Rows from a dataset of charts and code

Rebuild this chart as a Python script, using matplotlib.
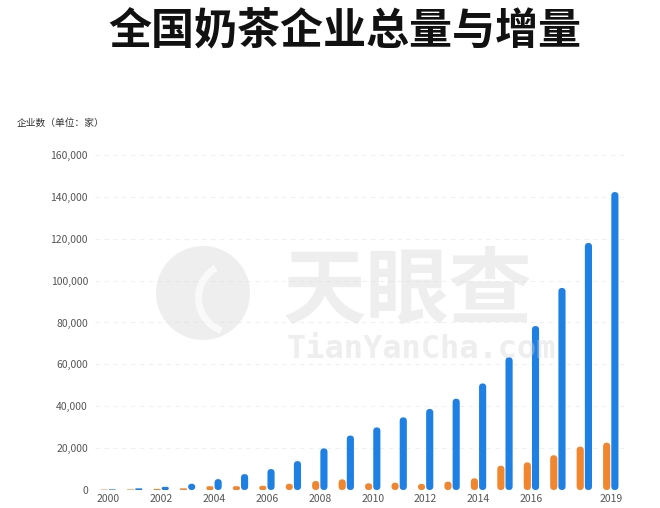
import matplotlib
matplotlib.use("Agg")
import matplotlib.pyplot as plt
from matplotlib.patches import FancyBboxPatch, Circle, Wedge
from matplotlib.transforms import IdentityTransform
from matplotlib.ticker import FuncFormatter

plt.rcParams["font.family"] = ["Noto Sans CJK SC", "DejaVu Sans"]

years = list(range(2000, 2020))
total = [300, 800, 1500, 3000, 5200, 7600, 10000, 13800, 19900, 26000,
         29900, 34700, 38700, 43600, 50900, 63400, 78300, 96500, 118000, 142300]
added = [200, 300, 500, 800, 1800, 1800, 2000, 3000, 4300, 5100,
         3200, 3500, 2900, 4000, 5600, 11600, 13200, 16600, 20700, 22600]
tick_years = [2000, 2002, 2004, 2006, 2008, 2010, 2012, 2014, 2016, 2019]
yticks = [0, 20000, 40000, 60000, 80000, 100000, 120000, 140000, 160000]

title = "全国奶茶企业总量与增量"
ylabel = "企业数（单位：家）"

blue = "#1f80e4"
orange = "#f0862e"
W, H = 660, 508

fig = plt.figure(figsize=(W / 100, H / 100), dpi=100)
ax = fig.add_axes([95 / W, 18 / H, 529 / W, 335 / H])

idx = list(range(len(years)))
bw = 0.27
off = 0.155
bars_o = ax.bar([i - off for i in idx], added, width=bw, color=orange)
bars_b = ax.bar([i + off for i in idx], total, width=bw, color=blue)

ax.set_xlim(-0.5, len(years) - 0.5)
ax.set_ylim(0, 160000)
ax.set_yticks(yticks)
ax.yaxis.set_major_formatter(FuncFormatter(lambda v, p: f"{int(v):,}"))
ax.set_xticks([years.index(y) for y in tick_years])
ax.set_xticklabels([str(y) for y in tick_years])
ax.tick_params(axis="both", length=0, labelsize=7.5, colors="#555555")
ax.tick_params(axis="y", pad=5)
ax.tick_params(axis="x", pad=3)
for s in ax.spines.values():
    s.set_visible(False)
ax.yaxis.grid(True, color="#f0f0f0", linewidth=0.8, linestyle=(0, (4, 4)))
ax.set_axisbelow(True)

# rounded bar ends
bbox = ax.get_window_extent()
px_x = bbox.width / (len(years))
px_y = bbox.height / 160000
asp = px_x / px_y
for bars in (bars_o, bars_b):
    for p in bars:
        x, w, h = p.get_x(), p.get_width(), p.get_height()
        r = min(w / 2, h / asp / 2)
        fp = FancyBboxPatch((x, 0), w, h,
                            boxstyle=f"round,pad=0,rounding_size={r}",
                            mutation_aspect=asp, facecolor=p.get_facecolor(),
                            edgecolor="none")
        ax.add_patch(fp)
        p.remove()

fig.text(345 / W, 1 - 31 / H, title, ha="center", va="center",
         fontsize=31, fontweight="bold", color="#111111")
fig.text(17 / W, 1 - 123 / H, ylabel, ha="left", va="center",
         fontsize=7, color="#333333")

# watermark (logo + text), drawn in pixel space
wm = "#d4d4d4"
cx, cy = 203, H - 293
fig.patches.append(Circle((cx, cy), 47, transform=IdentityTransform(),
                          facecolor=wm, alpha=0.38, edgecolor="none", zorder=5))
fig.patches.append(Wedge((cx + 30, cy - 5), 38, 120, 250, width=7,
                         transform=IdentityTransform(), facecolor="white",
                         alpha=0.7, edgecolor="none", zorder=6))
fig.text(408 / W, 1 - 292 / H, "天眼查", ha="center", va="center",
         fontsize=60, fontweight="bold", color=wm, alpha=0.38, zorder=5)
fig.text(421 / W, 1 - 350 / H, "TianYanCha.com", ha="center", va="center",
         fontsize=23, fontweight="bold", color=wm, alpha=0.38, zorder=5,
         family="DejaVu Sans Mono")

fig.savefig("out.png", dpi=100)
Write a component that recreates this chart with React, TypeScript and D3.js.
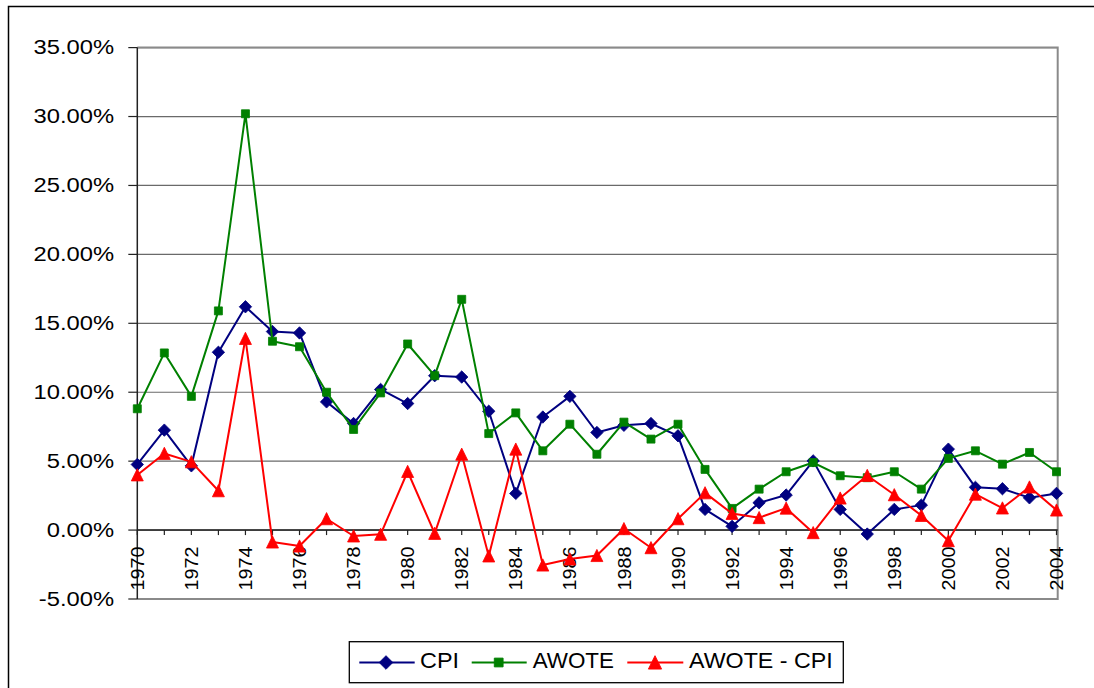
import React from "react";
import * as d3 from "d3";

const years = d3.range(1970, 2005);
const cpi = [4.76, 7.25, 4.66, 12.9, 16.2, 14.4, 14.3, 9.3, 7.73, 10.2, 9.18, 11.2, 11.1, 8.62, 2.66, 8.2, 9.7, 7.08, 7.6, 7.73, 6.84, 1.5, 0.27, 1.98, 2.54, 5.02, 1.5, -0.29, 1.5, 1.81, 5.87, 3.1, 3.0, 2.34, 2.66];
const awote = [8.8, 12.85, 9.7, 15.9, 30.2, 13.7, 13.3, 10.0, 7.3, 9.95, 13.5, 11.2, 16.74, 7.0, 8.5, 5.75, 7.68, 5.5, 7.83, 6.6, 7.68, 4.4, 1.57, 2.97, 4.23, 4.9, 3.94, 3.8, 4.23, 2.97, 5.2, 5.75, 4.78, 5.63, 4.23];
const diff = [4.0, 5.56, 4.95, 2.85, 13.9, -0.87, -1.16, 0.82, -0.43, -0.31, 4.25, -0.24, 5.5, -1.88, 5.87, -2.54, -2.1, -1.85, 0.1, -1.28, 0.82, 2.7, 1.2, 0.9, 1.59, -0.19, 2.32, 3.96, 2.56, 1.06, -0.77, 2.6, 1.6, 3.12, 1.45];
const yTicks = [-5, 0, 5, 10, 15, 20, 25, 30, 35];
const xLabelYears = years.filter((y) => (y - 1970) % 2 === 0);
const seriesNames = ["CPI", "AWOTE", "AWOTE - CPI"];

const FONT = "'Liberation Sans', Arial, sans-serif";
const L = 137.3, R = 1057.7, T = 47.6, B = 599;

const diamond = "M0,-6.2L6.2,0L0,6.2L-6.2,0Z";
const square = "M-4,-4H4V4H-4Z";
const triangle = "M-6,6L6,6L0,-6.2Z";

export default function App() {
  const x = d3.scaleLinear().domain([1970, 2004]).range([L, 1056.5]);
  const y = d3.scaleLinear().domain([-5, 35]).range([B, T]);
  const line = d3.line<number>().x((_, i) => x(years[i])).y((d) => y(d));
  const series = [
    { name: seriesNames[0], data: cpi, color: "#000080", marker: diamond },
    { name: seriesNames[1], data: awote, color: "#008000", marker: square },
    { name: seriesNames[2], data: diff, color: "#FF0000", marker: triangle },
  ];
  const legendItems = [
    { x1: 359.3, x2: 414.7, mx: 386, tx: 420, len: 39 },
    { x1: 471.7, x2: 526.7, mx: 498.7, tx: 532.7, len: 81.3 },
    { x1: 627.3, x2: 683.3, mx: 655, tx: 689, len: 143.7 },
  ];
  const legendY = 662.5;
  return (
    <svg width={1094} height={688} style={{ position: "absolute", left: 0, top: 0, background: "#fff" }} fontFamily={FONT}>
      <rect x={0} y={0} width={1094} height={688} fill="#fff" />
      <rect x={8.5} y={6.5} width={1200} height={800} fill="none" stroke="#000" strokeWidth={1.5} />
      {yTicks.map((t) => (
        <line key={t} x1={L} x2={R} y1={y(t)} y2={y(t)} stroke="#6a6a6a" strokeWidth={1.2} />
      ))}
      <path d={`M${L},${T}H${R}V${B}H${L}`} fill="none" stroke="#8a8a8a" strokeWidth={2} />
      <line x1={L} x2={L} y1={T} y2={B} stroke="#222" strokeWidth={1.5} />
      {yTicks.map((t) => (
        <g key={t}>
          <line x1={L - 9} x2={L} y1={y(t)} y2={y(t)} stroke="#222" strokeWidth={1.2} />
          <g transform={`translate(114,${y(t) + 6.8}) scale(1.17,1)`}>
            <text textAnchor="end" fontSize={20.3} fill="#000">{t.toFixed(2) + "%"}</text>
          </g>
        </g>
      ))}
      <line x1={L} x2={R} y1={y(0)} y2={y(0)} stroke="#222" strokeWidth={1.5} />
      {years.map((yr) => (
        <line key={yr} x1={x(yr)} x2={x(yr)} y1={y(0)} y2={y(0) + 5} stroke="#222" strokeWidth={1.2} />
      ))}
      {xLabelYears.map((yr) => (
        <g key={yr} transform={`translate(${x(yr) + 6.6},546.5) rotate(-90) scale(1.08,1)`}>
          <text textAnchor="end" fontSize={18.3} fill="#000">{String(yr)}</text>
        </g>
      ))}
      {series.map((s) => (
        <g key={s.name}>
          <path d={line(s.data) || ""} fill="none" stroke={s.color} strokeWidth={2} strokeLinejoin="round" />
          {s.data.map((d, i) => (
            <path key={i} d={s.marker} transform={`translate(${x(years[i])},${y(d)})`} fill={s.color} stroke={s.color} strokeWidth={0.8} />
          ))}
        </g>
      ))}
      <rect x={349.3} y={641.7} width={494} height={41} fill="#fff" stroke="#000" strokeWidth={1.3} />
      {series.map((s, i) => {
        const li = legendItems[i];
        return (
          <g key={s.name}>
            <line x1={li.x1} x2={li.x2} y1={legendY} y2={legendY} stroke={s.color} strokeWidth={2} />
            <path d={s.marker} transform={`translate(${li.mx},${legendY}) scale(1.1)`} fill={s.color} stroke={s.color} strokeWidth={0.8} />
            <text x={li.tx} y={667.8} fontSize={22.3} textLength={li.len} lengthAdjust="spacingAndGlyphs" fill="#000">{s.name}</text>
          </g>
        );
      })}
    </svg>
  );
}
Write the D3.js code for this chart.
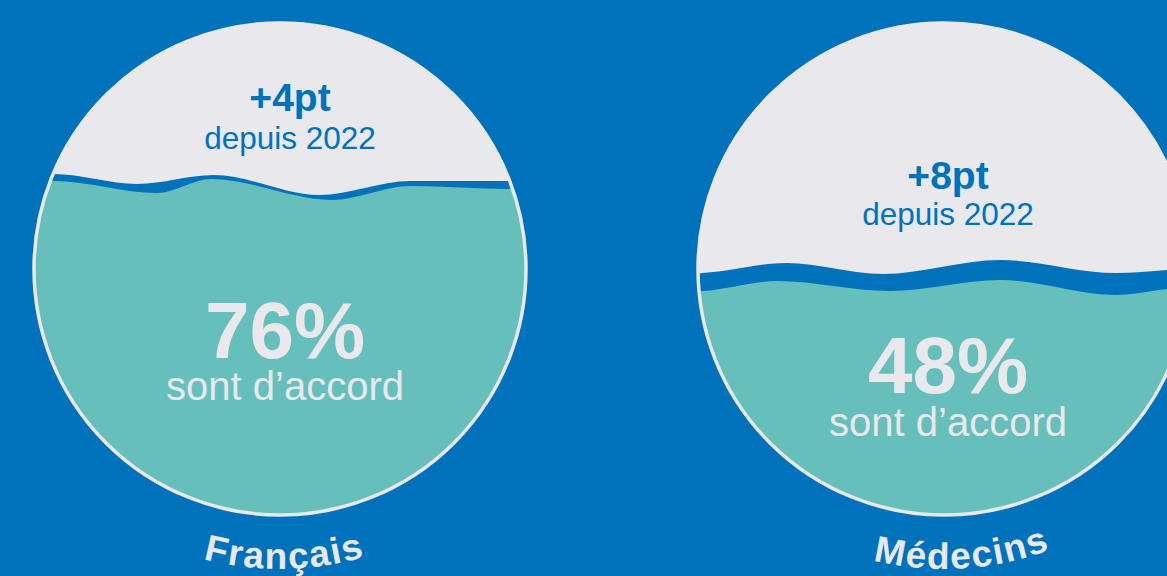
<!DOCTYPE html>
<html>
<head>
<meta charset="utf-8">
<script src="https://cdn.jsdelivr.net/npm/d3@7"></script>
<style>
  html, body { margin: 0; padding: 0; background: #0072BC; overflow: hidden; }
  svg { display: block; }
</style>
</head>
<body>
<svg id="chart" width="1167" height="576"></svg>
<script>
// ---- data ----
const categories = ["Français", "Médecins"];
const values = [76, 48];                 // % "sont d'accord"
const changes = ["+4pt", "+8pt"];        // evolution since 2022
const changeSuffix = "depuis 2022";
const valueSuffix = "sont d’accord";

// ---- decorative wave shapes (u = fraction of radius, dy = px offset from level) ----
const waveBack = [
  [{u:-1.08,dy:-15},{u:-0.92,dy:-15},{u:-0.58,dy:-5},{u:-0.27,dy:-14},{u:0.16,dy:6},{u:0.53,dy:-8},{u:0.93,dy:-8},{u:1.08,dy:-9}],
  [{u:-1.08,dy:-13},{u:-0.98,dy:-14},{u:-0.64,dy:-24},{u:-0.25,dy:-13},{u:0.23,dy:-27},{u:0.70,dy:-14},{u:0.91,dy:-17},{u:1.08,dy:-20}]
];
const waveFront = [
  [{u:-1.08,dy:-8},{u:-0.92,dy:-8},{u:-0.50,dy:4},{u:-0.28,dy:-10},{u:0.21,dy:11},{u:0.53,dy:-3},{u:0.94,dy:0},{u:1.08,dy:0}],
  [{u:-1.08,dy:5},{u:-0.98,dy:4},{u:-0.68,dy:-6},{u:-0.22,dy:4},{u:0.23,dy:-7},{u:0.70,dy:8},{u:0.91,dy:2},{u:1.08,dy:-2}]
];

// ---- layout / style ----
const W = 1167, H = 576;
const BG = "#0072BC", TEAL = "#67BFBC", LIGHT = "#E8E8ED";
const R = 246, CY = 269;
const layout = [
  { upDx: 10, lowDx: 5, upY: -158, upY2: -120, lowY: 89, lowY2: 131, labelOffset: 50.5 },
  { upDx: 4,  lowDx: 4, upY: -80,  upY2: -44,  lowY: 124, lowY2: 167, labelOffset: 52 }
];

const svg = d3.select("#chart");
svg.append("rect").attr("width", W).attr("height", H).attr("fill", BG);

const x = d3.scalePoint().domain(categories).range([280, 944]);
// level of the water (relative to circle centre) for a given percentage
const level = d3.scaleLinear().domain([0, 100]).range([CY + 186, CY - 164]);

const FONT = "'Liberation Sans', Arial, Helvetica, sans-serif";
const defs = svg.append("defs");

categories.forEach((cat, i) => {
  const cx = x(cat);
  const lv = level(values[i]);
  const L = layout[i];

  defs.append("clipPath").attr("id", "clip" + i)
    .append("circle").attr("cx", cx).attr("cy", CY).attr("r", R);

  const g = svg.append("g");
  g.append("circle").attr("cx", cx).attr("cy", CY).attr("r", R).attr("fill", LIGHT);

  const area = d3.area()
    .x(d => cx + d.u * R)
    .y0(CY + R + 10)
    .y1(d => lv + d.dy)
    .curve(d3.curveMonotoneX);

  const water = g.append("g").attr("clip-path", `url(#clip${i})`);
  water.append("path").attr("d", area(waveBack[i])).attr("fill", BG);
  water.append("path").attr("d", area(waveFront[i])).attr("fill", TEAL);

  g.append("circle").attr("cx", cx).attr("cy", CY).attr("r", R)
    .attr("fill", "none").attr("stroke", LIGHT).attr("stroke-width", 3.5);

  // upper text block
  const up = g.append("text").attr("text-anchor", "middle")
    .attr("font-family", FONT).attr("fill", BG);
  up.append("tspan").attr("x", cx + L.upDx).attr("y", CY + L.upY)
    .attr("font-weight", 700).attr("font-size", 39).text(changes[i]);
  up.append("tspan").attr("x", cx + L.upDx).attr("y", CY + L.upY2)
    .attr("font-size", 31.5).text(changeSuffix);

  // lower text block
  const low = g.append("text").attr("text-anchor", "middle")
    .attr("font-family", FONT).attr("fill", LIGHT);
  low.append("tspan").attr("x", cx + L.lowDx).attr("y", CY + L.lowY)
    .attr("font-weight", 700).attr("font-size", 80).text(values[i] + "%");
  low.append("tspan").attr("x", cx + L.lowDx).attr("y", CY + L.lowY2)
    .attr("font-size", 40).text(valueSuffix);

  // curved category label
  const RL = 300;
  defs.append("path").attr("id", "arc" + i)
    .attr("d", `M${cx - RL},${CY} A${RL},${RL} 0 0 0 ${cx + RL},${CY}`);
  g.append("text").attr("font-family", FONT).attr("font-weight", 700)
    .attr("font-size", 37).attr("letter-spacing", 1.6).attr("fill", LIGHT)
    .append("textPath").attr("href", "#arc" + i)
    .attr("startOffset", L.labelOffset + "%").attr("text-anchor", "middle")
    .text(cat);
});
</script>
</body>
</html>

> Directions
Copy all lines in the listing above where the string "Write" appears.

> Output for this exercise
Write a component that recreates this chart with React, TypeScript and D3.js.
Write the D3.js code for this chart.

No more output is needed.